## WHAT THIS TASK INVOLVES
Produce nothing but an exact copy of the lines from the one containing "Recreate this image" through the one containing "plt.rcParams['font.family'] = ['Liberation", and do not carry over pictures.

## DATA

* * * * * * * * *

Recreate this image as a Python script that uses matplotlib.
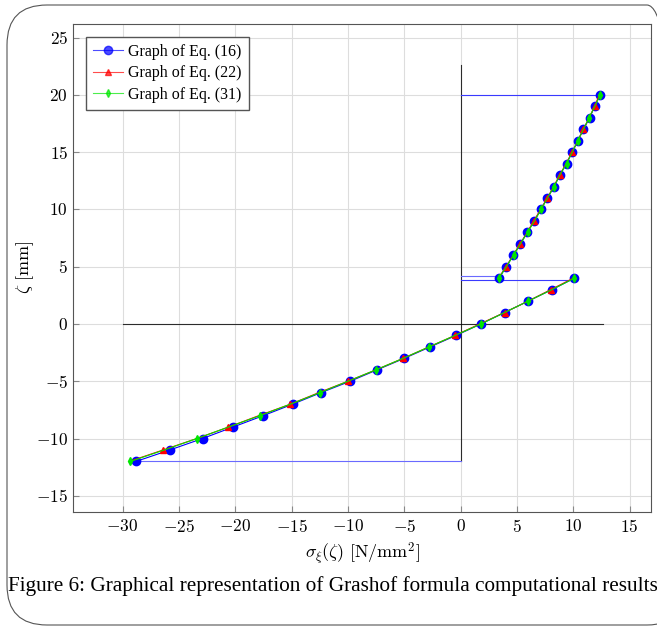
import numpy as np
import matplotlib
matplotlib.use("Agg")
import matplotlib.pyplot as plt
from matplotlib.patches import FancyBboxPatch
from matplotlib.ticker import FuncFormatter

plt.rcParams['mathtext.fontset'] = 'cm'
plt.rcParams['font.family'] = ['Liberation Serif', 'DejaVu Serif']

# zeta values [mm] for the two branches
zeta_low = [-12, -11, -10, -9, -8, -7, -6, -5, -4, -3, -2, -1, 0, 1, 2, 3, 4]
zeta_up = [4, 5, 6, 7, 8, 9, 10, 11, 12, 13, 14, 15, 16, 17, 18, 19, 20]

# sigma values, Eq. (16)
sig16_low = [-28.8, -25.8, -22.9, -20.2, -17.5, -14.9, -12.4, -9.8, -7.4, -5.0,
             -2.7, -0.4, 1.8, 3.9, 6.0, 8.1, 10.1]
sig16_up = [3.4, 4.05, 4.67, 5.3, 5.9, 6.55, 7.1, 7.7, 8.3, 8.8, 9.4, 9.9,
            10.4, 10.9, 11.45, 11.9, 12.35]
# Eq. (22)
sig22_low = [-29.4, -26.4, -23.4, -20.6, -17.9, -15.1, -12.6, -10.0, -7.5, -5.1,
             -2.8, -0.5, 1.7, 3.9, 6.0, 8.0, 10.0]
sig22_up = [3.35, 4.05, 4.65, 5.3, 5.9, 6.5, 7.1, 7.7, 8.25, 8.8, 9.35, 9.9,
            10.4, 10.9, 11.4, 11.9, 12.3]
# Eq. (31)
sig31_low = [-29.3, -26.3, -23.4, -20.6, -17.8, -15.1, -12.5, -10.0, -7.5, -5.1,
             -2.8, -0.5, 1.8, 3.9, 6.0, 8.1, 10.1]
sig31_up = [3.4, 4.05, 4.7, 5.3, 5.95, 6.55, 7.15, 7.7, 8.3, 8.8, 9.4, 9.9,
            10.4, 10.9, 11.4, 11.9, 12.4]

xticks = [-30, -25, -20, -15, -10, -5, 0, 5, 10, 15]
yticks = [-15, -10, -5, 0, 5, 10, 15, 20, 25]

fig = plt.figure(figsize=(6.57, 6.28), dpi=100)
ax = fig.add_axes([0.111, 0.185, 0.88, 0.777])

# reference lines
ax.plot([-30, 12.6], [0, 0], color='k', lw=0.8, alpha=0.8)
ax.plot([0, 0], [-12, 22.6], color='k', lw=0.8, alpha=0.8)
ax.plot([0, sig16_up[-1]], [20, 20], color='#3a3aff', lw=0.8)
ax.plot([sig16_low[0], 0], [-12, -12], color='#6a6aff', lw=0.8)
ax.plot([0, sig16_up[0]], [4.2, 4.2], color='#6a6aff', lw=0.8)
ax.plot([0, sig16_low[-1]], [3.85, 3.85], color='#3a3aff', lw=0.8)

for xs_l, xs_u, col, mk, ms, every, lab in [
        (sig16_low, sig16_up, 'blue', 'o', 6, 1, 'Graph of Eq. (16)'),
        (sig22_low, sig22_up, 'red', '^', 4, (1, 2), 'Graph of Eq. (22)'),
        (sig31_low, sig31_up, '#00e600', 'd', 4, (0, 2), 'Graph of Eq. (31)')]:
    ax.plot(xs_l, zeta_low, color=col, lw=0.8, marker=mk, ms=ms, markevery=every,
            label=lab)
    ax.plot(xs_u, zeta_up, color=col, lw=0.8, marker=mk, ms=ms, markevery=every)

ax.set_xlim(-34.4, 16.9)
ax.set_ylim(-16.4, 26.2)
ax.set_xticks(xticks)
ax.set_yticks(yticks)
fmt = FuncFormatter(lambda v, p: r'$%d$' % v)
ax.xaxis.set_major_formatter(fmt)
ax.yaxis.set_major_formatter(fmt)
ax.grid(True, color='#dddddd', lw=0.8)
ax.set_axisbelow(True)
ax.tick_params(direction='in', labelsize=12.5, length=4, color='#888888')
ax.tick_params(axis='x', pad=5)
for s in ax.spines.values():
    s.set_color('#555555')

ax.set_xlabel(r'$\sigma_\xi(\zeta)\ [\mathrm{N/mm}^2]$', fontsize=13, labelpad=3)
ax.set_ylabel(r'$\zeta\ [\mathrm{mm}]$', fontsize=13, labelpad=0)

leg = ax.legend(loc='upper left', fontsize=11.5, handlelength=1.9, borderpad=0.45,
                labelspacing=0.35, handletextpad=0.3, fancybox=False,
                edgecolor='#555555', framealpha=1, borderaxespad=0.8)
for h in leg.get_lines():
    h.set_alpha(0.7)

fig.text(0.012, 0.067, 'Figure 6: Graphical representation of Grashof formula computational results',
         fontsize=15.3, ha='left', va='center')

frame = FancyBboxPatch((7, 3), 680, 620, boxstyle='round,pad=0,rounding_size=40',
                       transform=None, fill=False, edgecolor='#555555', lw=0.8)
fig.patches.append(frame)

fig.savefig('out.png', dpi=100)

* * * * * * * * *

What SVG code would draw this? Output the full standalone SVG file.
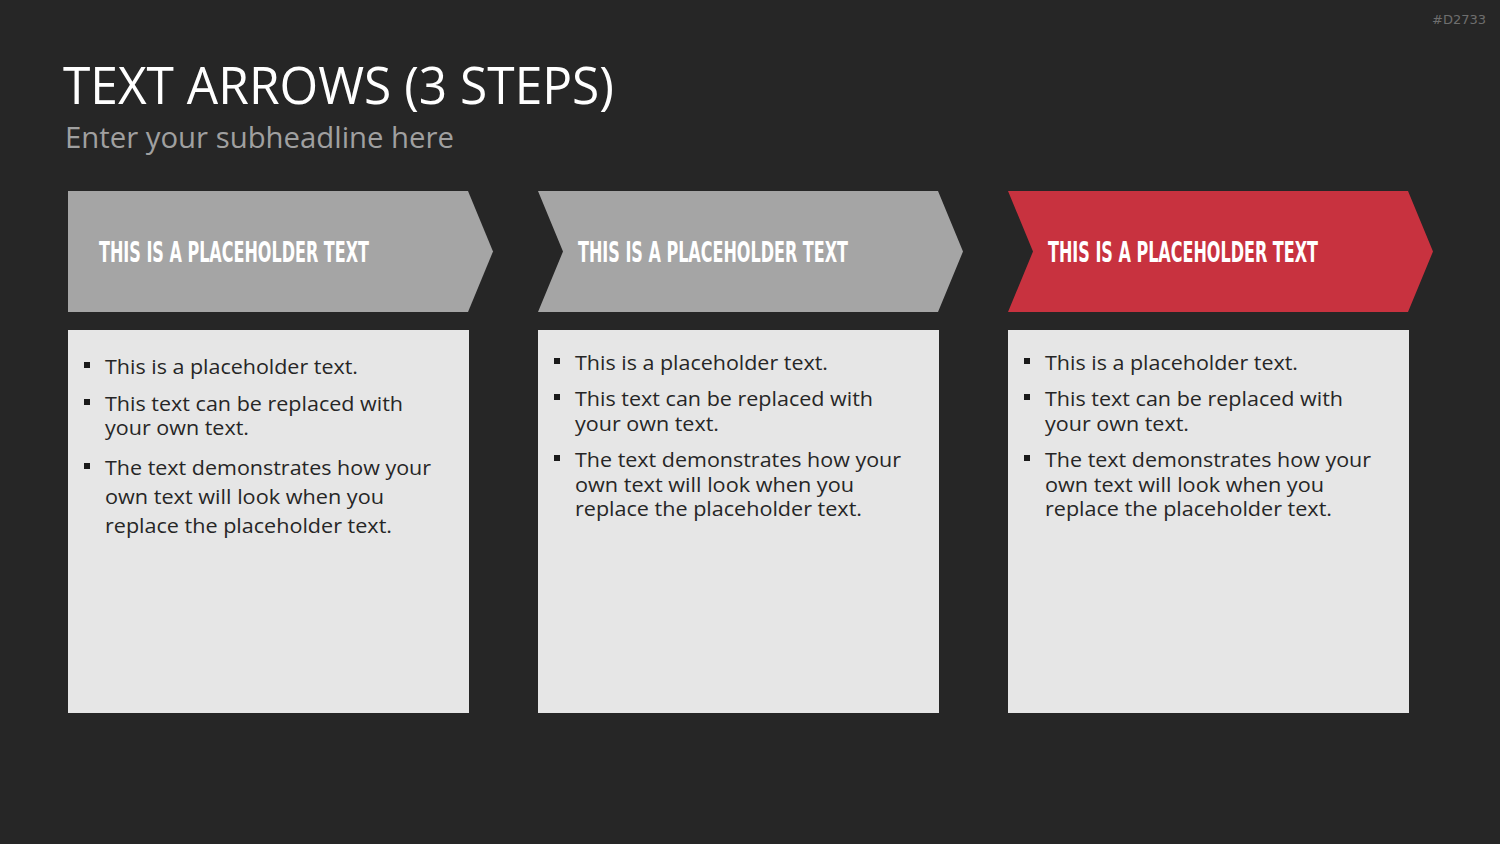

* * * * * * * * *

## FINISHED TASK
Recreate this image as a Python script that uses matplotlib.
import numpy as np
import matplotlib
matplotlib.use("Agg")
import matplotlib.pyplot as plt
from matplotlib.patches import FancyBboxPatch
from matplotlib.ticker import FuncFormatter

plt.rcParams['mathtext.fontset'] = 'cm'
plt.rcParams['font.family'] = ['Liberation Serif', 'DejaVu Serif']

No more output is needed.